Stream Query Denoising for Vectorized HD Map Construction
Shuo Wang, Fan Jia, Yingfei Liu, Yucheng Zhao, Zehui Chen, Tiancai Wang, Chi Zhang, Xiangyu Zhang, Feng Zhao
TL;DR
This work tackles the challenge of incorporating temporal information into streaming, vectorized HD-map construction. It introduces Stream Query Denoising (SQD), a training-time strategy that denoises the previous-frame ground truth to simulate stream-query predictions, enabling the model to learn temporal consistency for map elements. SQD comprises normal query denoising for curve perturbations and a dedicated stream denoising pathway with Adaptive Temporal Matching and Dynamic Query Noising, all guided by a joint loss that couples map predictions with denoising predictions.

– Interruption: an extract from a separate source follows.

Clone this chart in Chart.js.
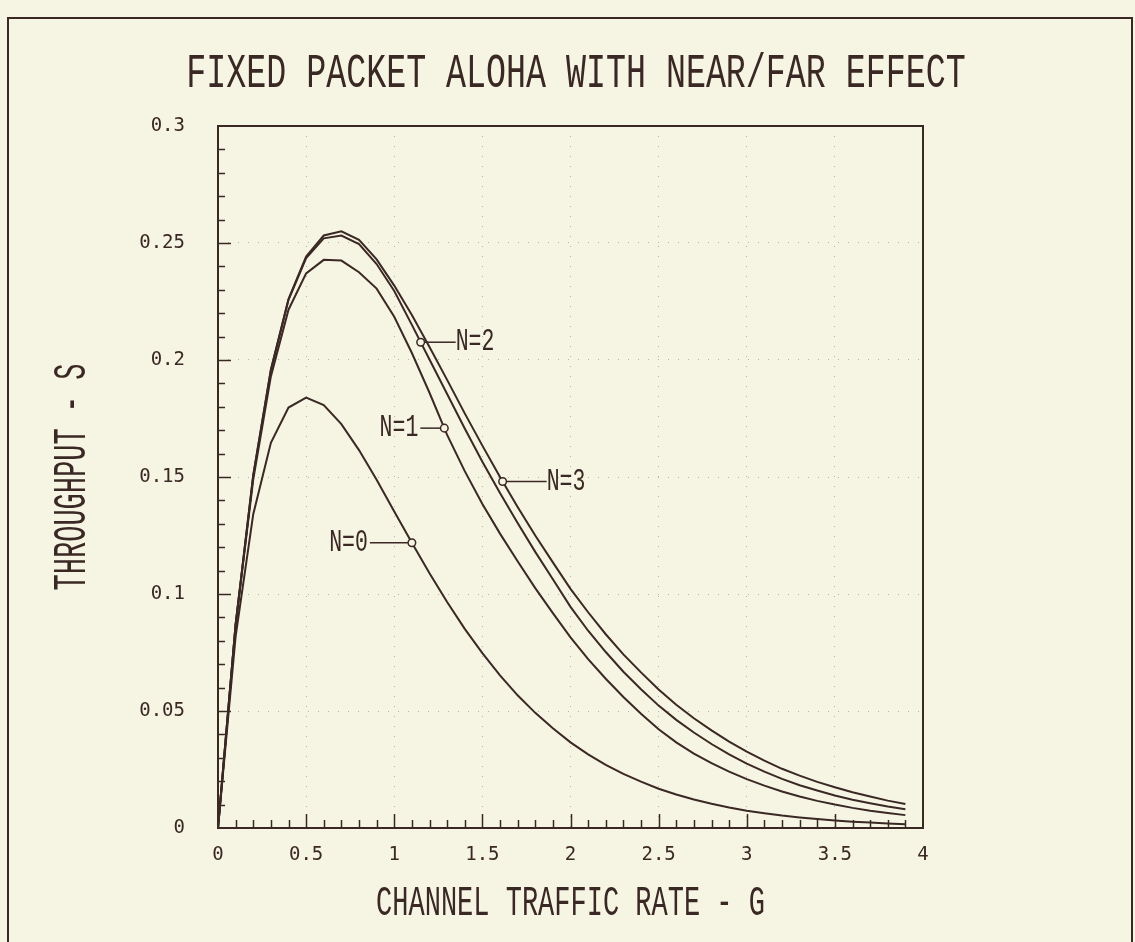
<!DOCTYPE html>
<html>
<head>
<meta charset="utf-8">
<script src="https://cdn.jsdelivr.net/npm/chart.js@4.4.0/dist/chart.umd.min.js"></script>
<style>
  html, body { margin:0; padding:0; background:#f6f4e3; overflow:hidden; }
  #frame { position:absolute; left:7px; top:17px; width:1122px; height:960px; border:2px solid #3a2824; }
  canvas { position:absolute; left:0; top:0; }
</style>
</head>
<body>
<div id="frame"></div>
<canvas id="c" width="1135" height="942"></canvas>
<script>
// channel traffic rate G
const gValues = [0, 0.1, 0.2, 0.3, 0.4, 0.5, 0.6, 0.7, 0.8, 0.9, 1.0, 1.1, 1.2, 1.3, 1.4, 1.5, 1.6, 1.7, 1.8, 1.9,
  2.0, 2.1, 2.2, 2.3, 2.4, 2.5, 2.6, 2.7, 2.8, 2.9, 3.0, 3.1, 3.2, 3.3, 3.4, 3.5, 3.6, 3.7, 3.8, 3.9];
// throughput S
const sN0 = [0, 0.0819, 0.1341, 0.1646, 0.1797, 0.1839, 0.1807, 0.1726, 0.1615, 0.1488, 0.1353, 0.1219, 0.1089, 0.0966, 0.0851, 0.0747, 0.0652, 0.0567, 0.0492, 0.0426,
  0.0366, 0.0315, 0.0270, 0.0231, 0.0198, 0.0168, 0.0143, 0.0122, 0.0104, 0.0088, 0.0074, 0.0063, 0.0053, 0.0045, 0.0038, 0.0032, 0.0027, 0.0023, 0.0019, 0.0016];
const sN1 = [0, 0.0868, 0.1490, 0.1930, 0.2215, 0.2370, 0.2428, 0.2425, 0.2375, 0.2305, 0.2185, 0.2030, 0.1860, 0.1680, 0.1525, 0.1385, 0.1258, 0.1140, 0.1025, 0.0918,
  0.0815, 0.0722, 0.0638, 0.0560, 0.0488, 0.0422, 0.0366, 0.0318, 0.0277, 0.0241, 0.0209, 0.0181, 0.0156, 0.0135, 0.0116, 0.0100, 0.0086, 0.0074, 0.0064, 0.0055];
const sN2 = [0, 0.0869, 0.1507, 0.1957, 0.2257, 0.2435, 0.2520, 0.2532, 0.2495, 0.2410, 0.2295, 0.2150, 0.2002, 0.1855, 0.1707, 0.1565, 0.1432, 0.1303, 0.1180, 0.1063,
  0.0945, 0.0843, 0.0752, 0.0668, 0.0593, 0.0523, 0.0462, 0.0408, 0.0359, 0.0315, 0.0275, 0.0241, 0.0210, 0.0183, 0.0160, 0.0139, 0.0121, 0.0106, 0.0092, 0.0080];
const sN3 = [0, 0.0870, 0.1508, 0.1958, 0.2260, 0.2442, 0.2532, 0.2550, 0.2514, 0.2430, 0.2318, 0.2192, 0.2056, 0.1915, 0.1772, 0.1634, 0.1500, 0.1372, 0.1250, 0.1135,
  0.1022, 0.0922, 0.0828, 0.0742, 0.0665, 0.0592, 0.0527, 0.0469, 0.0417, 0.0369, 0.0326, 0.0288, 0.0253, 0.0224, 0.0197, 0.0174, 0.0153, 0.0135, 0.0117, 0.0103];

const curveNames = ['N=0', 'N=1', 'N=2', 'N=3'];
const labelG = [1.1, 1.284, 1.15, 1.615];   // where each label's circle sits on its curve

const xTickValues = [0, 0.5, 1, 1.5, 2, 2.5, 3, 3.5, 4];
const xTickLabels = ['0', '0.5', '1', '1.5', '2', '2.5', '3', '3.5', '4'];
const yTickValues = [0, 0.05, 0.1, 0.15, 0.2, 0.25, 0.3];
const yTickLabels = ['0', '0.05', '0.1', '0.15', '0.2', '0.25', '0.3'];

const titleText = 'FIXED PACKET ALOHA WITH NEAR/FAR EFFECT';
const xTitle = 'CHANNEL TRAFFIC RATE - G';
const yTitle = 'THROUGHPUT - S';

const INK = '#3a2824';
const FONT = '"Liberation Mono", "DejaVu Sans Mono", monospace';
const TICKFONT = '"DejaVu Sans Mono", "Liberation Mono", monospace';
const series = [sN0, sN1, sN2, sN3];

function sAt(s, g){
  for (let i = 0; i < gValues.length - 1; i++) {
    if (g >= gValues[i] && g <= gValues[i+1]) {
      const t = (g - gValues[i]) / (gValues[i+1] - gValues[i]);
      return s[i] + t * (s[i+1] - s[i]);
    }
  }
  return s[s.length-1];
}

function stretchText(ctx, text, x, y, size, sy, rot){
  ctx.save();
  ctx.translate(x, y);
  if (rot) ctx.rotate(rot);
  ctx.scale(1, sy);
  ctx.font = size + 'px ' + FONT;
  ctx.fillText(text, 0, 0);
  ctx.restore();
}

const plotterPlugin = {
  id: 'plotter',
  afterDraw(chart){
    const {ctx, chartArea:a, scales:{x, y}} = chart;
    ctx.save();
    ctx.strokeStyle = INK; ctx.fillStyle = INK;
    // plot box
    ctx.lineWidth = 2;
    ctx.strokeRect(a.left, a.top, a.right - a.left, a.bottom - a.top);
    // inward ticks
    ctx.lineWidth = 1.5;
    ctx.beginPath();
    for (let i = 1; i < 40; i++) {
      const px = Math.round(x.getPixelForValue(i / 10)) + 0.5;
      const len = i % 5 === 0 ? 14 : 8;
      ctx.moveTo(px, a.bottom); ctx.lineTo(px, a.bottom - len);
    }
    for (let i = 1; i < 30; i++) {
      const py = Math.round(y.getPixelForValue(i / 100)) + 0.5;
      const len = i % 5 === 0 ? 13 : 7;
      ctx.moveTo(a.left, py); ctx.lineTo(a.left + len, py);
    }
    ctx.stroke();

    // curve labels with leader lines and open circles
    const lead = [-42, -24, 35, 44];
    ctx.lineWidth = 1.5;
    curveNames.forEach((name, k) => {
      const cx = x.getPixelForValue(labelG[k]);
      const cy = y.getPixelForValue(sAt(series[k], labelG[k]));
      const tx = cx + lead[k];
      ctx.beginPath(); ctx.moveTo(cx + (lead[k] < 0 ? -4 : 4), cy); ctx.lineTo(tx, cy); ctx.stroke();
      ctx.beginPath(); ctx.arc(cx, cy, 3.8, 0, Math.PI * 2);
      ctx.fillStyle = '#f6f4e3'; ctx.fill(); ctx.stroke();
      ctx.fillStyle = INK;
      ctx.textAlign = lead[k] < 0 ? 'right' : 'left';
      ctx.textBaseline = 'middle';
      stretchText(ctx, name, lead[k] < 0 ? tx - 2 : tx, cy, 21.5, 1.42);
    });

    // titles
    ctx.textAlign = 'center'; ctx.textBaseline = 'middle';
    stretchText(ctx, titleText, 576, 74, 33.3, 1.42);
    stretchText(ctx, xTitle, (a.left + a.right) / 2, 904, 27, 1.6);
    stretchText(ctx, yTitle, 73, (a.top + a.bottom) / 2, 27, 1.7, -Math.PI / 2);
    ctx.restore();
  }
};

const datasets = series.map((s, k) => ({
  label: curveNames[k],
  data: gValues.map((g, i) => ({x: g, y: s[i]})),
  borderColor: INK,
  borderWidth: 2,
  pointRadius: 0,
  tension: 0,
  fill: false
}));

new Chart(document.getElementById('c'), {
  type: 'line',
  data: { datasets },
  options: {
    responsive: false,
    animation: false,
    devicePixelRatio: 1,
    layout: { padding: { left: 0, right: 212, top: 126, bottom: 0 } },
    plugins: { legend: { display: false }, title: { display: false }, tooltip: { enabled: false } },
    scales: {
      x: {
        type: 'linear', min: 0, max: 4,
        afterFit: s => { s.height = 114; },
        afterBuildTicks: s => { s.ticks = xTickValues.map(v => ({value: v})); },
        ticks: { callback: (v, i) => xTickLabels[i], color: INK, padding: 16, maxRotation: 0,
                 font: { family: TICKFONT, size: 19 } },
        grid: { color: 'rgba(58,40,36,0.32)', lineWidth: 1, drawTicks: false },
        border: { display: false, dash: [1, 9] }
      },
      y: {
        type: 'linear', min: 0, max: 0.3,
        afterFit: s => { s.width = 218; },
        afterBuildTicks: s => { s.ticks = yTickValues.map(v => ({value: v})); },
        ticks: { callback: (v, i) => yTickLabels[i], color: INK, padding: 33,
                 font: { family: TICKFONT, size: 19 } },
        grid: { color: 'rgba(58,40,36,0.32)', lineWidth: 1, drawTicks: false },
        border: { display: false, dash: [1, 9] }
      }
    }
  },
  plugins: [plotterPlugin]
});
</script>
</body>
</html>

Empirical results on nuScenes and Argoverse2 show that SQD-MapNet surpasses prior streaming approaches across short and long perception ranges, with ablations highlighting the value of ATM and dynamic noise; the method significantly advances robust, temporally coherent HD-map construction for autonomous driving.
Abstract
To enhance perception performance in complex and extensive scenarios within the realm of autonomous driving, there has been a noteworthy focus on temporal modeling, with a particular emphasis on streaming methods. The prevailing trend in streaming models involves the utilization of stream queries for the propagation of temporal information. Despite the prevalence of this approach, the direct application of the streaming paradigm to the construction of vectorized high-definition maps (HD-maps) fails to fully harness the inherent potential of temporal information. This paper introduces the Stream Query Denoising (SQD) strategy as a novel approach for temporal modeling in high-definition map (HD-map) construction. SQD is designed to facilitate the learning of temporal consistency among map elements within the streaming model. The methodology involves denoising the queries that have been perturbed by the addition of noise to the ground-truth information from the preceding frame. This denoising process aims to reconstruct the ground-truth information for the current frame, thereby simulating the prediction process inherent in stream queries. The SQD strategy can be applied to those streaming methods (e.g., StreamMapNet) to enhance the temporal modeling. The proposed SQD-MapNet is the StreamMapNet equipped with SQD. Extensive experiments on nuScenes and Argoverse2 show that our method is remarkably superior to other existing methods across all settings of close range and long range. The code will be available soon.